O título acima ocorreu-me ao lembrar-me da primeira campanha presidencial de Ramalho Eanes, em 1976. Em reunião da comissão política, a que eu pertencia, entendeu-se que era um slogan eleitoral adequado para, após o turbulento período do PREC, transmitir a ideia da desejada normalização democrática: assim, por cima da foto de Eanes, lá apareceu num cartaz – “Viver a liberdade em segurança.” E, quase meio século depois, creio que a ideia e a frase continuam a ter a mesma relevância: o exercício efetivo da liberdade, valor supremo, exige segurança, e a segurança, para ser um valor e não um pretexto para a violência ou a ditadura, exige liberdade.
Como em tantos outros domínios, porém, há ou pode haver uma certa conflitualidade conceptual e em situações concretas, o que torna muito difícil legislar a tal respeito. Do que resulta um normativo muito “aberto”, que não dá resposta precisa às questões mais graves. Assim, a boa decisão dos casos depende de um adequado juízo de proporcionalidade dos interesses em jogo e da “sabedoria” – inteligência das coisas, bom senso, experiência de vida, intuição – do julgador.
Creio ser neste quadro que se põe também a potencial conflitualidade entre o direito à segurança e diversos outros direitos. Sendo estes, tradicionalmente, mais conotados com a esquerda, e aqueles com a direita. Como salienta Cunha Rodrigues no último JL, Jornal de Letras, “uma expressão das conceções iliberais é a neocriminalização e o endurecimento das políticas de segurança”.

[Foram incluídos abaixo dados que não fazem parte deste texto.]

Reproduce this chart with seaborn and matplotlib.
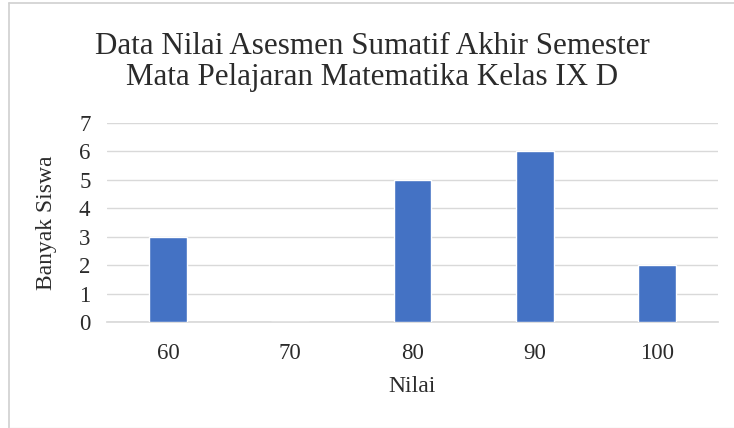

Mas a realidade é mais complexa. E quem defende a democracia numa perspetiva progressista, como é o meu caso, não se deve deixar capturar por uma falsa antinomia. Os democratas em geral, e a esquerda em particular, seriam pouco inteligentes – como demasiadas vezes têm sido… – se deixassem para a direita, e para a extrema-direita que cada vez mais a vai dominando, o lugar de “campeões” no combate à criminalidade, da mais violenta à mais corriqueira; se absolutizassem, ou por norma privilegiassem, face à segurança, valores como a “reserva da intimidade da vida privada e familiar”, a inviolabilidade de “domicílio e sigilo da correspondência ou outros meios da vida privada” (art.os 26, 1, e 34, 1, da Constituição.)
Ora, foi por entender violarem estes preceitos que o Tribunal Constitucional decidiu, em 2022, declarar inconstitucionais as normas de 2009 que, transpondo para a ordem jurídica interna uma diretiva europeia, obrigaram as empresas de telecomunicações a guardarem durante um ano, para eventuais investigações criminais, dados relativos a chamadas telefónicas: dia, hora, duração, número de destino e localização dos aparelhos. Tal decisão impossibilitando ou dificultando muito várias daquelas investigações, tornando nulas outras, ou mesmo levando à revogação de sentenças judiciais já proferidas – como agora aconteceu com a anulação, pela Relação de Évora, da condenação de 11 dos 23 arguidos no caso do roubo de armas em Tancos.
No rol das nefastas, se não escandalosas, consequências de tudo isto avultará, segundo especialistas, a dita impossibilidade ou dificuldade de investigar com sucesso muitos casos de pedofilia/pornografia infantil. Mas não só. Caso recente, absolutamente inadmissível, é o de um juiz que recusou o acesso ao registo de localização do telemóvel de uma menor que se temia haver sido vítima de rapto!
E sublinhe-se que o que aqui está em causa não é a violação do sigilo de um telefonema, pois não há acesso ao seu “conteúdo”, antes apenas às circunstâncias acima referidas. Cujo conhecimento, com razões justificadas, em minha opinião, poderá nem violar os citados preceitos constitucionais. Mas esta seria outra conversa. Agora o que se impõe e urge é legislar, o que está em curso no Parlamento, de forma clara, inequívoca, eficaz, para pôr termo à atual situação; não facilitar a prática ou a impunidade de crimes concretos em nome do que não o justifica; hierarquizar com inteligência e bom senso os valores em jogo – e que afinal nem estão em confronto, antes devem ser complementares.
À MARGEM
O Tribunal Constitucional, de que se fala aqui ao lado, tem atualmente em funções três dos seus 13 membros cujo “mandato” já terminou, um deles há mais de um ano. São os três juízes cooptados (os outros dez são eleitos no Parlamento, por maioria qualificada de dois terços), que se mantêm por falta de entendimento entre os seus pares sobre quem deve substituí-los… Não parece uma situação desejável, nem dignificante. E quando houver uma revisão constitucional, espero que a sua composição venha a ser alterada no sentido que pela minha parte sempre defendi, e que passa por uma parte dos juízes, embora minoritária, ser designada pelo Presidente da República.